I should add that it's often helpful to validate how she feels (this helps soothe the emotional arousal), and then move things along.
Sometimes, too, the whirling vortex of emotions is an inner battle that just needs to pass through -- we help by staying stable, protecting ourselves if necessary, and letting them know we will be there on the other side.
But in all of this is an opportunity to investigate how you feel about what she is saying. It might be something you do here, with us, or something you talk to a therapist about. Your daughter feels very hurt by her dad's behavior, and that is perfectly valid. It probably is very hard to have a BPD father. My son's father is BPD/NPD and it had a very devastating impact on him -- he is able to now articulate that he resented the way his dad reversed the parent-child role, not to mention the emotional roller coaster and other issues.
It is very painful to admit this is all true.
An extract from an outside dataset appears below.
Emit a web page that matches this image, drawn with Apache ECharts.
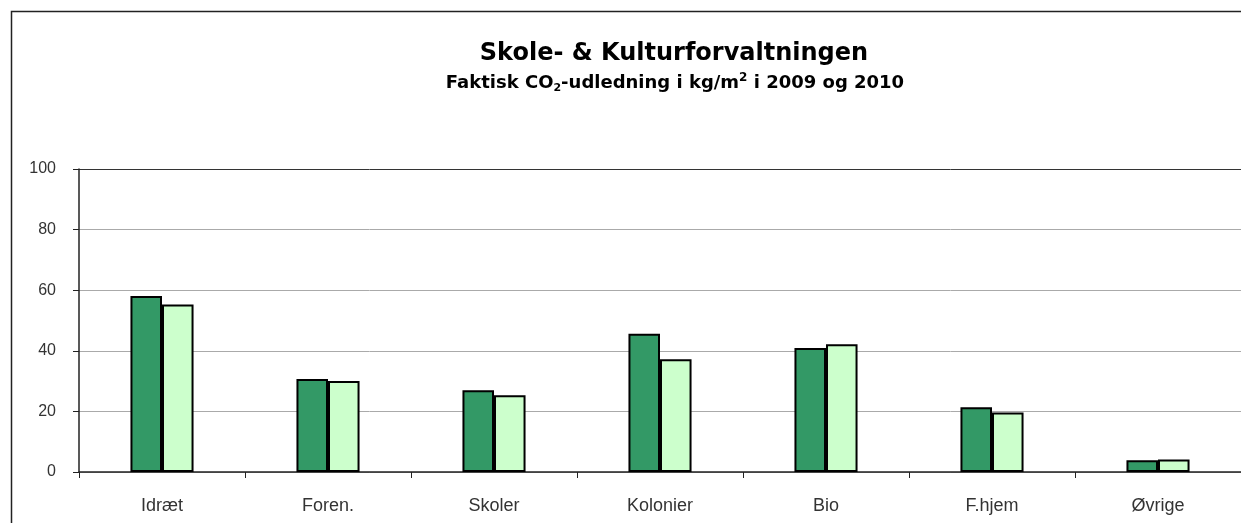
<!DOCTYPE html>
<html>
<head>
<meta charset="utf-8">
<script src="https://cdn.jsdelivr.net/npm/echarts@6/dist/echarts.min.js"></script>
<style>
html,body{margin:0;padding:0;background:#fff;}
#chart{width:1241px;height:523px;}
</style>
</head>
<body>
<div id="chart"></div>
<script>
const categories = ['Idræt', 'Foren.', 'Skoler', 'Kolonier', 'Bio', 'F.hjem', 'Øvrige'];
const values2009 = [58.1, 30.7, 27.0, 45.6, 40.9, 21.4, 3.9];
const values2010 = [55.3, 30.0, 25.3, 37.2, 42.2, 19.6, 4.1];
const yTicks = [0, 20, 40, 60, 80, 100];

const chart = echarts.init(document.getElementById('chart'), null, {renderer: 'canvas'});
const font = '"Liberation Sans", Arial, sans-serif';
const titleFont = '"DejaVu Sans", sans-serif';

chart.setOption({
  animation: false,
  backgroundColor: '#fff',
  graphic: [
    {type: 'rect', shape: {x: 11.5, y: 11.5, width: 1300, height: 600},
     style: {fill: 'none', stroke: '#222', lineWidth: 1.5}, silent: true, z: 0}
  ],
  title: [
    {
      text: 'Skole- & Kulturforvaltningen',
      left: 669, top: 37, textAlign: 'center',
      textStyle: {fontFamily: titleFont, fontWeight: 'bold', fontSize: 24, color: '#000'}
    },
    {
      text: '{t|Faktisk CO}{sub|2}{t|-udledning i kg/m}{sup|2}{t| i 2009 og 2010}',
      left: 670, top: 67, textAlign: 'center',
      textStyle: {
        rich: {
          t: {fontFamily: titleFont, fontWeight: 'bold', fontSize: 18, color: '#000', verticalAlign: 'middle', lineHeight: 22},
          sub: {fontFamily: titleFont, fontWeight: 'bold', fontSize: 11, color: '#000', verticalAlign: 'bottom', lineHeight: 22},
          sup: {fontFamily: titleFont, fontWeight: 'bold', fontSize: 12, color: '#000', verticalAlign: 'top', lineHeight: 22}
        }
      }
    }
  ],
  grid: {left: 79, right: -10, top: 169, bottom: 51, containLabel: false},
  xAxis: {
    type: 'category',
    data: categories,
    axisLine: {show: true, lineStyle: {color: '#222', width: 1.5}},
    axisTick: {show: true, alignWithLabel: false, length: 6, lineStyle: {color: '#222'}},
    axisLabel: {margin: 25, fontFamily: font, fontSize: 18, color: '#333'},
    splitLine: {show: false}
  },
  yAxis: {
    type: 'value',
    min: yTicks[0], max: yTicks[yTicks.length - 1], interval: 20,
    axisLine: {show: true, lineStyle: {color: '#222', width: 1.5}},
    axisTick: {show: true, length: 6, lineStyle: {color: '#222'}},
    axisLabel: {margin: 23, fontFamily: font, fontSize: 16, color: '#333'},
    splitLine: {show: true, lineStyle: {color: ['#aaa', '#aaa', '#aaa', '#aaa', '#aaa', '#333'], width: 1}}
  },
  series: [
    {
      name: '2009', type: 'bar', data: values2009,
      barGap: '0%', barCategoryGap: '62%',
      itemStyle: {color: '#339966', borderColor: '#000', borderWidth: 2}
    },
    {
      name: '2010', type: 'bar', data: values2010,
      barGap: '0%', barCategoryGap: '62%',
      itemStyle: {color: '#CCFFCC', borderColor: '#000', borderWidth: 2}
    }
  ]
});
</script>
</body>
</html>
I validate his feelings and I allow myself a short sip from the faucet of guilt. If he feels pain and can abide it, we may linger a while and just feel the sadness. If he becomes emotionally dysregulated or angry, I move things along. Our own guilt can get in the way of validating how our kids feel. Afraid of drowning in that guilt, we defend ourselves or deny or deflect their feelings. Often, what our kids want is to feel heard.
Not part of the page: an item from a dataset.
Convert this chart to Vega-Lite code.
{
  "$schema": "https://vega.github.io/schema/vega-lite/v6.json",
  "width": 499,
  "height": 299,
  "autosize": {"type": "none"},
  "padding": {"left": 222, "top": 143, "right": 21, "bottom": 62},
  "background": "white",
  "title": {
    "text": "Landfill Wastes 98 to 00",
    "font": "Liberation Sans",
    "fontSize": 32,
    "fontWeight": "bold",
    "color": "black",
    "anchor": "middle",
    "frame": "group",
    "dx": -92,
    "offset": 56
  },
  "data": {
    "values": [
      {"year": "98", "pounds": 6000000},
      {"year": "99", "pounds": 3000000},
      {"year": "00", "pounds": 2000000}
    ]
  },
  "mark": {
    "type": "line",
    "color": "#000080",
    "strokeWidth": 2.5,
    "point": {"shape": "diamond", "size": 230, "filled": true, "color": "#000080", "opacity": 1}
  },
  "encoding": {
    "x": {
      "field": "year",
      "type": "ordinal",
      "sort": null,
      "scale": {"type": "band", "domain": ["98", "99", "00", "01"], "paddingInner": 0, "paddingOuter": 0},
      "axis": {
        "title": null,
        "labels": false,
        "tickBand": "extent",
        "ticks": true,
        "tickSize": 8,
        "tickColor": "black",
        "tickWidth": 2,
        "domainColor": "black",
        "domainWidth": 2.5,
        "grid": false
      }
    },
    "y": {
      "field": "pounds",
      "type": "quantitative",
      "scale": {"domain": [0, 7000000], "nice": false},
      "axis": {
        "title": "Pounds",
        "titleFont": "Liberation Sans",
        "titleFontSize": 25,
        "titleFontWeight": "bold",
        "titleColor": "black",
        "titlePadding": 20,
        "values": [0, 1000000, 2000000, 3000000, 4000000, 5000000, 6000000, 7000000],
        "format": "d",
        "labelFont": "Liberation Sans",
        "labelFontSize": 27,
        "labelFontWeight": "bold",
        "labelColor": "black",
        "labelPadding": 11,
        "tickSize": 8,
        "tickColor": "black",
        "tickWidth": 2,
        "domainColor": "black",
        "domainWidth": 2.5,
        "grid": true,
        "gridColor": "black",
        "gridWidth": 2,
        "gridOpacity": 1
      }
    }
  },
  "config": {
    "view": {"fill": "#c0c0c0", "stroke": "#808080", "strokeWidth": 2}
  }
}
If it turns into a blame fest and we become punching bags, it is best (for us, and for them), to have good boundaries about how that conversation will be handled going forward.
She wants to respect you, is my guess. She may be angry about you not protecting her as a child, and that is now history. Nothing can be done to change how things were. You can, however, become someone she respects in the way you interact with her now.
It's hard, I know. We're here for you as you navigate this path.